[Written request]:
Reproduce each line of the material exactly, minus any picture.

[Data lines]:
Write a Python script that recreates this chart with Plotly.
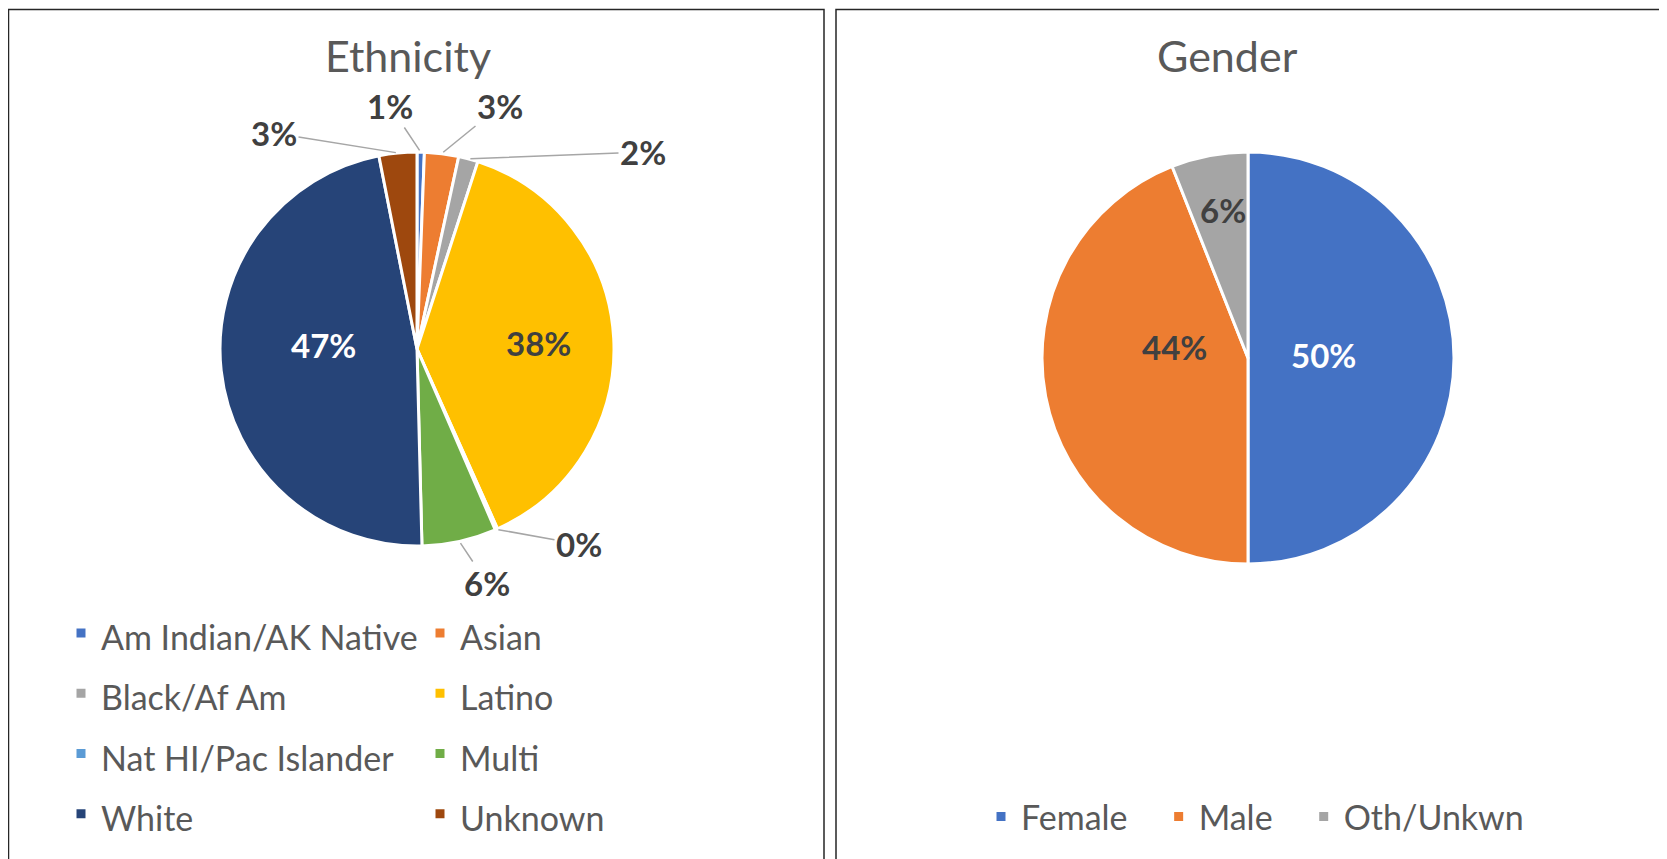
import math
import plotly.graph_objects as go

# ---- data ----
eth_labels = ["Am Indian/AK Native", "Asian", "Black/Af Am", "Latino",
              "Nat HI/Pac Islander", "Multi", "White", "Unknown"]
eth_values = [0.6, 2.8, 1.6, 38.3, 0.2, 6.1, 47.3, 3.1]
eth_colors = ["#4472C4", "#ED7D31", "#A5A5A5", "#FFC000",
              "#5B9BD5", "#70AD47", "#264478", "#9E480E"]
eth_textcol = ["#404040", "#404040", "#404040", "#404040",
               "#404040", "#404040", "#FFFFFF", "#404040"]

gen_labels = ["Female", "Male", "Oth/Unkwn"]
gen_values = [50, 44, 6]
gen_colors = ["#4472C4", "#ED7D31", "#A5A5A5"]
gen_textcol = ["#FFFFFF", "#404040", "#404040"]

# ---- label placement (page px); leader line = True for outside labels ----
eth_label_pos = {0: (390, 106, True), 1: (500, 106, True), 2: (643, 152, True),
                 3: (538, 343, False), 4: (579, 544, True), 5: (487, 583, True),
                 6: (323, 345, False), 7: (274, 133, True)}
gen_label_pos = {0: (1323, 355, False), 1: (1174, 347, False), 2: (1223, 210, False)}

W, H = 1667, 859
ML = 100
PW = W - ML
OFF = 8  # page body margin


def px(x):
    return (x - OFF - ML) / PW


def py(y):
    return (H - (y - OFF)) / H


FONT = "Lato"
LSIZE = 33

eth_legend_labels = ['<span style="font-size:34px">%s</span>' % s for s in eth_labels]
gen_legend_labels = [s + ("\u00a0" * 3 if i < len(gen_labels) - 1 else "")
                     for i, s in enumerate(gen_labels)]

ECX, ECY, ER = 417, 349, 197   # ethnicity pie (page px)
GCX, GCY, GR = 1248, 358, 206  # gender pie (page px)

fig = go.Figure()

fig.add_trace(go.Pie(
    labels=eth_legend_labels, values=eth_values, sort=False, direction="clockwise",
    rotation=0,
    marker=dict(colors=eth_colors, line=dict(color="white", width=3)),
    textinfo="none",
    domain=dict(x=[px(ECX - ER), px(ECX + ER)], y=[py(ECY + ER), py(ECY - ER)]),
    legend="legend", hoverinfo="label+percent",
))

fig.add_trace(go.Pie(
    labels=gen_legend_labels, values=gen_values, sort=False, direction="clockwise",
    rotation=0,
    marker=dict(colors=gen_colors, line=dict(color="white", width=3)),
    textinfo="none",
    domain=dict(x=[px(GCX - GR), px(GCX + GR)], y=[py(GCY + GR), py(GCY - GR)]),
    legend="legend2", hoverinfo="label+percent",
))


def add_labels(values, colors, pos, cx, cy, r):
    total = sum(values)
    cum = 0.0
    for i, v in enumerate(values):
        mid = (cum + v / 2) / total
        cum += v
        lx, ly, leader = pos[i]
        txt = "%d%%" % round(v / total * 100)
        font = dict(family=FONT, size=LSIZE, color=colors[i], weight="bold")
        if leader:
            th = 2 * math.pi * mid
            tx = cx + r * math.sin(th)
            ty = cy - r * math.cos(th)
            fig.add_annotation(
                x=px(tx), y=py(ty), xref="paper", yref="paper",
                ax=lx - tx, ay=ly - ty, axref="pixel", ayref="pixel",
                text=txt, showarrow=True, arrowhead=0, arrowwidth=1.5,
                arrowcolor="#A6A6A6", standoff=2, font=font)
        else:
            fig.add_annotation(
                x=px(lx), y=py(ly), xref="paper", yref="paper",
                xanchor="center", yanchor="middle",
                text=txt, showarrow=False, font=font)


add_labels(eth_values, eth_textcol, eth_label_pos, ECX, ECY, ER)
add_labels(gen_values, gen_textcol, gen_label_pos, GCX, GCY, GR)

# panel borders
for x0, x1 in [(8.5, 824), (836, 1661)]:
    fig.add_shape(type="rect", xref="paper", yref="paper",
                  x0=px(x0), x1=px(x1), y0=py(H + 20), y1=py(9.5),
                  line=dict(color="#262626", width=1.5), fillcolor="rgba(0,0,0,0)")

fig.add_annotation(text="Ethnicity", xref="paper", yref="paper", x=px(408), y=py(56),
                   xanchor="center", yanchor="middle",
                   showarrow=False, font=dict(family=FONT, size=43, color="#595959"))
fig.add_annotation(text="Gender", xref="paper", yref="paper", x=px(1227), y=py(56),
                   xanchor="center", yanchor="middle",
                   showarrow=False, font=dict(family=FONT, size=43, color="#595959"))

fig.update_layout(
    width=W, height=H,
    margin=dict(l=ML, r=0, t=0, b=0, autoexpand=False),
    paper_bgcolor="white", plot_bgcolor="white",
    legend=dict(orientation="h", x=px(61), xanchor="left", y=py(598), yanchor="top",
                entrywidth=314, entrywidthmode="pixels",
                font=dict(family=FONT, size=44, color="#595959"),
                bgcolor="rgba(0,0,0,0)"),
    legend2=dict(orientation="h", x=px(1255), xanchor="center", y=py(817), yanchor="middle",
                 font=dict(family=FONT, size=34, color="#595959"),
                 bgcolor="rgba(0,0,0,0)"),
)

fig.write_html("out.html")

[Reply]:
Write a Python script that recreates this chart with Plotly.
import math
import plotly.graph_objects as go

# ---- data ----
eth_labels = ["Am Indian/AK Native", "Asian", "Black/Af Am", "Latino",
              "Nat HI/Pac Islander", "Multi", "White", "Unknown"]
eth_values = [0.6, 2.8, 1.6, 38.3, 0.2, 6.1, 47.3, 3.1]
eth_colors = ["#4472C4", "#ED7D31", "#A5A5A5", "#FFC000",
              "#5B9BD5", "#70AD47", "#264478", "#9E480E"]
eth_textcol = ["#404040", "#404040", "#404040", "#404040",
               "#404040", "#404040", "#FFFFFF", "#404040"]

gen_labels = ["Female", "Male", "Oth/Unkwn"]
gen_values = [50, 44, 6]
gen_colors = ["#4472C4", "#ED7D31", "#A5A5A5"]
gen_textcol = ["#FFFFFF", "#404040", "#404040"]

# ---- label placement (page px); leader line = True for outside labels ----
eth_label_pos = {0: (390, 106, True), 1: (500, 106, True), 2: (643, 152, True),
                 3: (538, 343, False), 4: (579, 544, True), 5: (487, 583, True),
                 6: (323, 345, False), 7: (274, 133, True)}
gen_label_pos = {0: (1323, 355, False), 1: (1174, 347, False), 2: (1223, 210, False)}

W, H = 1667, 859
ML = 100
PW = W - ML
OFF = 8  # page body margin


def px(x):
    return (x - OFF - ML) / PW


def py(y):
    return (H - (y - OFF)) / H


FONT = "Lato"
LSIZE = 33

eth_legend_labels = ['<span style="font-size:34px">%s</span>' % s for s in eth_labels]
gen_legend_labels = [s + ("\u00a0" * 3 if i < len(gen_labels) - 1 else "")
                     for i, s in enumerate(gen_labels)]

ECX, ECY, ER = 417, 349, 197   # ethnicity pie (page px)
GCX, GCY, GR = 1248, 358, 206  # gender pie (page px)

fig = go.Figure()

fig.add_trace(go.Pie(
    labels=eth_legend_labels, values=eth_values, sort=False, direction="clockwise",
    rotation=0,
    marker=dict(colors=eth_colors, line=dict(color="white", width=3)),
    textinfo="none",
    domain=dict(x=[px(ECX - ER), px(ECX + ER)], y=[py(ECY + ER), py(ECY - ER)]),
    legend="legend", hoverinfo="label+percent",
))

fig.add_trace(go.Pie(
    labels=gen_legend_labels, values=gen_values, sort=False, direction="clockwise",
    rotation=0,
    marker=dict(colors=gen_colors, line=dict(color="white", width=3)),
    textinfo="none",
    domain=dict(x=[px(GCX - GR), px(GCX + GR)], y=[py(GCY + GR), py(GCY - GR)]),
    legend="legend2", hoverinfo="label+percent",
))


def add_labels(values, colors, pos, cx, cy, r):
    total = sum(values)
    cum = 0.0
    for i, v in enumerate(values):
        mid = (cum + v / 2) / total
        cum += v
        lx, ly, leader = pos[i]
        txt = "%d%%" % round(v / total * 100)
        font = dict(family=FONT, size=LSIZE, color=colors[i], weight="bold")
        if leader:
            th = 2 * math.pi * mid
            tx = cx + r * math.sin(th)
            ty = cy - r * math.cos(th)
            fig.add_annotation(
                x=px(tx), y=py(ty), xref="paper", yref="paper",
                ax=lx - tx, ay=ly - ty, axref="pixel", ayref="pixel",
                text=txt, showarrow=True, arrowhead=0, arrowwidth=1.5,
                arrowcolor="#A6A6A6", standoff=2, font=font)
        else:
            fig.add_annotation(
                x=px(lx), y=py(ly), xref="paper", yref="paper",
                xanchor="center", yanchor="middle",
                text=txt, showarrow=False, font=font)


add_labels(eth_values, eth_textcol, eth_label_pos, ECX, ECY, ER)
add_labels(gen_values, gen_textcol, gen_label_pos, GCX, GCY, GR)

# panel borders
for x0, x1 in [(8.5, 824), (836, 1661)]:
    fig.add_shape(type="rect", xref="paper", yref="paper",
                  x0=px(x0), x1=px(x1), y0=py(H + 20), y1=py(9.5),
                  line=dict(color="#262626", width=1.5), fillcolor="rgba(0,0,0,0)")

fig.add_annotation(text="Ethnicity", xref="paper", yref="paper", x=px(408), y=py(56),
                   xanchor="center", yanchor="middle",
                   showarrow=False, font=dict(family=FONT, size=43, color="#595959"))
fig.add_annotation(text="Gender", xref="paper", yref="paper", x=px(1227), y=py(56),
                   xanchor="center", yanchor="middle",
                   showarrow=False, font=dict(family=FONT, size=43, color="#595959"))

fig.update_layout(
    width=W, height=H,
    margin=dict(l=ML, r=0, t=0, b=0, autoexpand=False),
    paper_bgcolor="white", plot_bgcolor="white",
    legend=dict(orientation="h", x=px(61), xanchor="left", y=py(598), yanchor="top",
                entrywidth=314, entrywidthmode="pixels",
                font=dict(family=FONT, size=44, color="#595959"),
                bgcolor="rgba(0,0,0,0)"),
    legend2=dict(orientation="h", x=px(1255), xanchor="center", y=py(817), yanchor="middle",
                 font=dict(family=FONT, size=34, color="#595959"),
                 bgcolor="rgba(0,0,0,0)"),
)

fig.write_html("out.html")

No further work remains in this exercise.